In my humble opinion, no other SFF author writing today possesses Hobb's deft human touch. As I've often said, she can make you laugh and cry at will, often in the same chapter. There are some powerful scenes featuring Fitz and the Fool in Assassin's Fate. And there are also emotionally charged ones between many other characters. Some of these scenes are big and far-reaching, while many are small and intimate, but no less important and/or gut-wrenching. Robin Hobb is a veritable a master at this sort of thing and she pulls on readers' heartstrings whenever the mood strikes. Assassin's Fate can be quite painful at times. Hobb made my eyes water on more occasions in this one than in any other of her works.
It's impossible to discuss the endgame and the grand finale without using spoilers, so I will refrain from doing so. Suffice to say that Hobb found a way to bring all the plotlines full circle in a way that is poignant and powerful. Things will never be the same in the Farseer/Elderlings universe. It will be interesting to see where Hobb decides to go next, but it appears that the liveships might be at the heart of her next project.

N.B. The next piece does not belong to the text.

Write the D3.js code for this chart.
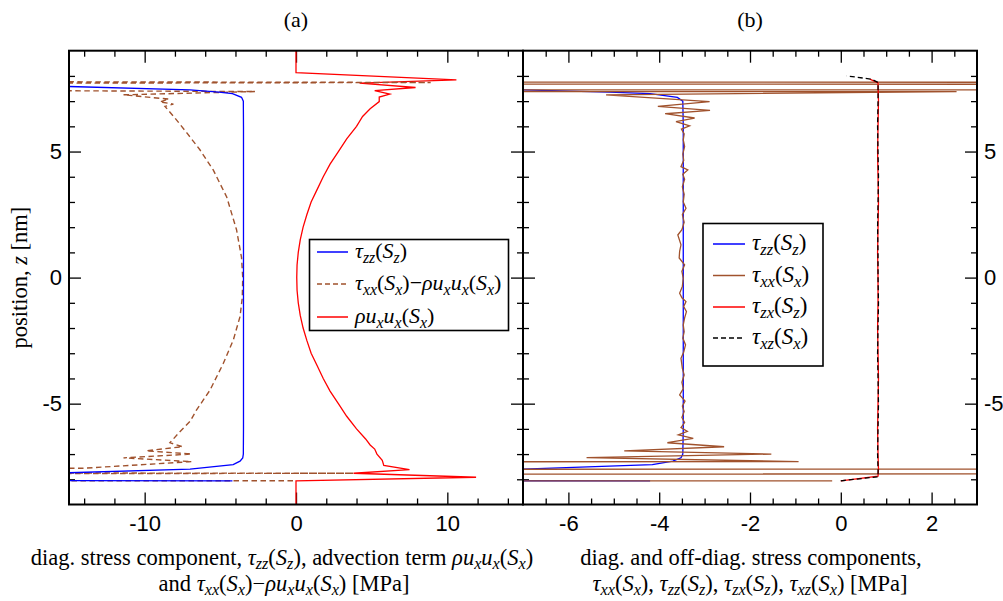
<!DOCTYPE html>
<html>
<head>
<meta charset="utf-8">
<script src="https://cdn.jsdelivr.net/npm/d3@7"></script>
<style>
body { margin: 0; background: #fff; }
svg { display: block; }
.tick text { font-family: "Liberation Sans", Arial, sans-serif; font-size: 22px; fill: #000; }
.serif { font-family: "Liberation Serif", "Times New Roman", serif; fill: #000; }
</style>
</head>
<body>
<div id="chart"></div>
<script>
// profiles as [value, z] pairs, z in nm, value in MPa
const tauZZ = [[-4.2,-8.06],[-60,-8.03],[-60,-7.80],[-15,-7.74],[-7.0,-7.60],[-4.15,-7.42],[-3.7,-7.28],[-3.52,-7.15],
  [-3.48,-7.0],[-3.47,-6],[-3.47,-5],[-3.47,-4],[-3.47,-3],[-3.47,-2],[-3.47,-1],[-3.47,0],[-3.47,1],[-3.47,2],
  [-3.47,3],[-3.47,4],[-3.47,5],[-3.47,6],[-3.48,7.0],[-3.6,7.15],[-4.2,7.30],[-5.1,7.36],[-7.0,7.45],[-15,7.58],[-60,7.70]];

const advection = [[0,-9.0],[0,-8.06],[11.9,-7.92],[3.8,-7.76],[7.5,-7.62],[5.8,-7.45],[5.7,-7.25],[5.35,-7.0],[5.2,-6.8],
  [4.9,-6.64],[4.6,-6.4],[4.0,-6.0],[3.35,-5.5],[2.8,-5.0],[2.25,-4.5],[1.8,-4.0],[1.4,-3.5],[1.0,-3.0],[0.72,-2.5],
  [0.47,-2.0],[0.28,-1.5],[0.15,-1.0],[0.07,-0.5],[0.05,0],[0.07,0.5],[0.15,1.0],[0.28,1.5],[0.47,2.0],[0.72,2.5],
  [1.0,3.0],[1.4,3.5],[1.8,4.0],[2.25,4.5],[2.8,5.0],[3.35,5.5],[4.0,6.0],[4.4,6.39],[4.9,6.7],[5.5,6.98],[5.5,7.16],
  [6.2,7.28],[5.2,7.42],[7.9,7.54],[4.2,7.71],[10.6,7.84],[0,8.13],[0,9.0]];

const tauXXminusAdv = [[-0.2,-8.06],[-300,-8.02],[3.8,-7.76],[-300,-7.62],[-14,-7.56],[-6.9,-7.30],[-11.4,-7.15],
  [-6.9,-7.00],[-9.9,-6.87],[-7.5,-6.71],[-8.33,-6.55],[-7.67,-6.11],[-7.0,-5.7],[-6.57,-5.25],[-5.68,-4.46],[-4.8,-3.4],
  [-4.14,-2.47],[-3.7,-1.55],[-3.55,-0.8],[-3.52,0],[-3.6,0.8],[-3.93,1.9],[-4.58,3.2],[-5.47,4.27],[-6.35,5.07],
  [-7.2,5.73],[-8.0,6.33],[-8.66,6.79],[-8.1,6.88],[-9.0,6.97],[-8.4,7.08],[-11.4,7.25],[-2.7,7.38],[-100,7.62],
  [8.9,7.74],[-100,7.86]];

const tauXX = [[-0.19,-8.06],[-500,-8.04],[500,-7.54],[-500,-7.66],[-0.93,-7.30],[-5.6,-7.14],[-1.53,-7.0],[-4.77,-6.87],
  [-2.57,-6.71],[-3.82,-6.55],[-3.25,-6.38],[-3.58,-6.24],[-3.38,-6.1],[-3.52,-5.95],[-3.44,-5.75],[-3.5,-5.55],
  [-3.45,-5.31],[-3.49,-5.1],[-3.43,-4.9],[-3.55,-4.65],[-3.47,-4.4],[-3.5,-4.15],[-3.45,-3.86],[-3.49,-3.6],
  [-3.52,-3.2],[-3.46,-2.95],[-3.42,-2.67],[-3.48,-2.4],[-3.45,-2.15],[-3.47,-1.88],[-3.44,-1.6],[-3.40,-1.35],
  [-3.46,-1.15],[-3.41,-0.95],[-3.5,-0.8],[-3.55,-0.62],[-3.49,-0.35],[-3.47,-0.03],[-3.5,0.25],[-3.44,0.51],
  [-3.56,0.78],[-3.55,1.04],[-3.52,1.3],[-3.59,1.69],[-3.5,1.9],[-3.45,2.2],[-3.49,2.5],[-3.41,2.75],[-3.47,3.0],
  [-3.45,3.3],[-3.49,3.6],[-3.44,3.9],[-3.48,4.1],[-3.37,4.27],[-3.52,4.40],[-3.46,4.65],[-3.48,4.9],[-3.44,5.2],
  [-3.47,5.46],[-3.45,5.7],[-3.51,5.89],[-3.33,6.02],[-3.63,6.19],[-3.22,6.33],[-3.87,6.5],[-2.88,6.63],[-4.03,6.79],
  [-2.89,6.98],[-5.17,7.25],[2.55,7.38],[-500,7.40],[500,7.50],[-500,7.84],[500,7.66]];

const tauZX = [[0,-8.06],[0.82,-7.88],[0.83,-7.6],[0.82,-7],[0.81,-6],[0.82,-5],[0.83,-4],[0.82,-3],[0.81,-2],
  [0.82,-1],[0.82,0],[0.81,1],[0.82,2],[0.83,3],[0.82,4],[0.81,5],[0.82,6],[0.83,7],[0.82,7.72],[0.64,7.87]];

const tauXZ = [[0,-8.06],[0.82,-7.9],[0.82,-7.6],[0.81,-7],[0.82,-6],[0.83,-5],[0.82,-4],[0.81,-3],[0.82,-2],
  [0.83,-1],[0.82,0],[0.82,1],[0.81,2],[0.82,3],[0.83,4],[0.82,5],[0.81,6],[0.82,7],[0.82,7.74],[0.68,7.87],[0.13,8.0]];

const zMajor = [-5, 0, 5];
const zMinor = [-8,-7,-6,-4,-3,-2,-1,1,2,3,4,6,7,8];
const xMajorA = [-10, 0, 10];
const xMinorA = [-14,-12,-8,-6,-4,-2,2,4,6,8,12,14];
const xMajorB = [-6, -4, -2, 0, 2];
const xMinorB = [-6.5,-5.5,-5,-4.5,-3.5,-3,-2.5,-1.5,-1,-0.5,0.5,1,1.5,2.5];

// rich text pieces: "i" italic, "s" italic subscript
const labTauZZ = [["τ","i"],["zz","s"],["(",""],["S","i"],["z","s"],[")",""]];
const labTauXX = [["τ","i"],["xx","s"],["(",""],["S","i"],["x","s"],[")",""]];
const labTauZX = [["τ","i"],["zx","s"],["(",""],["S","i"],["z","s"],[")",""]];
const labTauXZ = [["τ","i"],["xz","s"],["(",""],["S","i"],["x","s"],[")",""]];
const labAdv = [["ρu","i"],["x","s"],["u","i"],["x","s"],["(",""],["S","i"],["x","s"],[")",""]];
const labDiff = labTauXX.concat([["−",""]], labAdv);

const W = 1003, H = 601;
const yTop = 50.7, yBot = 504.5;
const svg = d3.select("#chart").append("svg").attr("width", W).attr("height", H);

const y = d3.scaleLinear().domain([-9, 9]).range([yBot, yTop]);
const xA = d3.scaleLinear().domain([-15, 15]).range([69, 523]);
const xB = d3.scaleLinear().domain([-7, 3]).range([523, 977]);

const fmt = d => String(d);

function rich(sel, parts, size, shift = 0.22) {
  let sub = false;
  parts.forEach(([t, s]) => {
    const ts = sel.append("tspan").text(t);
    if (s === "i" || s === "s") ts.attr("font-style", "italic");
    if (s === "s") {
      ts.attr("font-size", size * 0.72);
      if (!sub) { ts.attr("dy", size * shift); sub = true; }
    } else if (sub) {
      ts.attr("dy", -size * shift); sub = false;
    }
  });
}

function panel(id, x, majX, minX, leftLabels, rightLabels) {
  const g = svg.append("g");
  const [x0, x1] = x.range();
  g.append("clipPath").attr("id", id).append("rect")
    .attr("x", x0).attr("y", yTop).attr("width", x1 - x0).attr("height", yBot - yTop);

  const axes = [
    [d3.axisBottom(x).tickValues(majX).tickFormat(fmt), `translate(0,${yBot})`, 12, true, 11],
    [d3.axisBottom(x).tickValues(minX), `translate(0,${yBot})`, 6, false, 0],
    [d3.axisTop(x).tickValues(majX), `translate(0,${yTop})`, 12, false, 0],
    [d3.axisTop(x).tickValues(minX), `translate(0,${yTop})`, 6, false, 0],
    [d3.axisLeft(y).tickValues(zMajor).tickFormat(fmt), `translate(${x0},0)`, 12, leftLabels, 7],
    [d3.axisLeft(y).tickValues(zMinor), `translate(${x0},0)`, 6, false, 0],
    [d3.axisRight(y).tickValues(zMajor).tickFormat(fmt), `translate(${x1},0)`, 12, rightLabels, 7],
    [d3.axisRight(y).tickValues(zMinor), `translate(${x1},0)`, 6, false, 0]
  ];
  axes.forEach(([ax, tr, len, labels, pad]) => {
    const a = g.append("g").attr("transform", tr)
      .call(ax.tickSizeInner(-len).tickSizeOuter(0).tickPadding(pad));
    a.select(".domain").remove();
    a.selectAll(".tick line").attr("stroke", "#000").attr("stroke-width", 1.3);
    if (!labels) a.selectAll(".tick text").remove();
  });

  const plot = g.append("g").attr("clip-path", `url(#${id})`);
  const line = d3.line().x(d => x(d[0])).y(d => y(d[1]));
  return { g, plot, line };
}

const a = panel("clipA", xA, xMajorA, xMinorA, true, false);
const b = panel("clipB", xB, xMajorB, xMinorB, false, true);

const brown = "#a0522d";

a.plot.append("path").datum(advection).attr("d", a.line)
  .attr("fill", "none").attr("stroke", "#ff0000").attr("stroke-width", 1.3);
a.plot.append("path").datum(tauXXminusAdv).attr("d", a.line)
  .attr("fill", "none").attr("stroke", brown).attr("stroke-width", 1.4).attr("stroke-dasharray", "5.5,3.5");
a.plot.append("path").datum(tauZZ).attr("d", a.line)
  .attr("fill", "none").attr("stroke", "#0000ff").attr("stroke-width", 1.3);

b.plot.append("path").datum(tauZZ).attr("d", b.line)
  .attr("fill", "none").attr("stroke", "#0000ff").attr("stroke-width", 1.3);
b.plot.append("path").datum(tauXX).attr("d", b.line)
  .attr("fill", "none").attr("stroke", brown).attr("stroke-width", 1.3);
b.plot.append("path").datum(tauZX).attr("d", b.line)
  .attr("fill", "none").attr("stroke", "#ff0000").attr("stroke-width", 1.3);
b.plot.append("path").datum(tauXZ).attr("d", b.line)
  .attr("fill", "none").attr("stroke", "#000").attr("stroke-width", 1.3).attr("stroke-dasharray", "5,3");

// frames
[xA, xB].forEach(x => {
  const [x0, x1] = x.range();
  svg.append("rect").attr("x", x0).attr("y", yTop).attr("width", x1 - x0).attr("height", yBot - yTop)
    .attr("fill", "none").attr("stroke", "#000").attr("stroke-width", 2);
});

// legends
function legend(x0, y0, w, h, rows, sx, tx, size) {
  const lg = svg.append("g");
  lg.append("rect").attr("x", x0).attr("y", y0).attr("width", w).attr("height", h)
    .attr("fill", "#fff").attr("stroke", "#000").attr("stroke-width", 1.6);
  rows.forEach(r => {
    lg.append("line").attr("x1", sx[0]).attr("x2", sx[1]).attr("y1", r.y).attr("y2", r.y)
      .attr("stroke", r.color).attr("stroke-width", 1.5).attr("stroke-dasharray", r.dash || null);
    const t = lg.append("text").attr("class", "serif").attr("x", tx).attr("y", r.y + 6).attr("font-size", size);
    rich(t, r.label, size);
  });
}

legend(309.5, 239.5, 199, 91, [
  { y: 252, color: "#0000ff", label: labTauZZ },
  { y: 284, color: brown, dash: "5,3", label: labDiff },
  { y: 317, color: "#ff0000", label: labAdv }
], [317, 348], 355, 22);

legend(703, 223.5, 120, 142.5, [
  { y: 244, color: "#0000ff", label: labTauZZ },
  { y: 275.5, color: brown, label: labTauXX },
  { y: 307, color: "#ff0000", label: labTauZX },
  { y: 338, color: "#000", dash: "5,3", label: labTauXZ }
], [713, 745], 752, 23);

// titles and axis labels
svg.append("text").attr("class", "serif").attr("x", 296).attr("y", 27).attr("text-anchor", "middle")
  .attr("font-size", 22).text("(a)");
svg.append("text").attr("class", "serif").attr("x", 750).attr("y", 27).attr("text-anchor", "middle")
  .attr("font-size", 22).text("(b)");

const fs = 22.5;
function caption(x, yy, parts) {
  const t = svg.append("text").attr("class", "serif").attr("x", x).attr("y", yy)
    .attr("text-anchor", "middle").attr("font-size", fs);
  rich(t, parts, fs, 0.17);
}
caption(282, 565, [["diag. stress component, ",""]].concat(labTauZZ, [[", advection term ",""]], labAdv));
caption(284, 591, [["and ",""]].concat(labDiff, [[" [MPa]",""]]));
caption(751, 565, [["diag. and off-diag. stress components,",""]]);
caption(750, 591, labTauXX.concat([[", ",""]], labTauZZ, [[", ",""]], labTauZX, [[", ",""]], labTauXZ, [[" [MPa]",""]]));

const yl = svg.append("text").attr("class", "serif").attr("transform", `translate(27,${y(0)}) rotate(-90)`)
  .attr("text-anchor", "middle").attr("font-size", fs);
rich(yl, [["position, ",""],["z","i"],[" [nm]",""]], fs);
</script>
</body>
</html>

There are a lot of casualties among the main characters, which seems to hint that the author wanted a relatively clean slate for whatever she has in store for future related installments/series. When it finally comes, the end cuts like a knife. Everything comes full circle so beautifully, yet so painfully.
So bittersweet. So heartbreaking. And yet so perfect.
I read Assassin's Apprentice when it came out in 1995. Little did I know back then that I would embark on such a long and marvelous journey. With Assassin's Fate, Robin Hobb brought this journey to an end for many of the characters that I have come to love over the years. It's not the end, for this one marks the beginning of what will doubtless be numerous quality tales that will fill Hobb fans with wonder. Nevertheless, it is the final chapter in what should definitely be considered one of the best, if not the best, fantasy sagas ever written.
Look no further. Assassin's Fate is the 2017 fantasy novel of the year.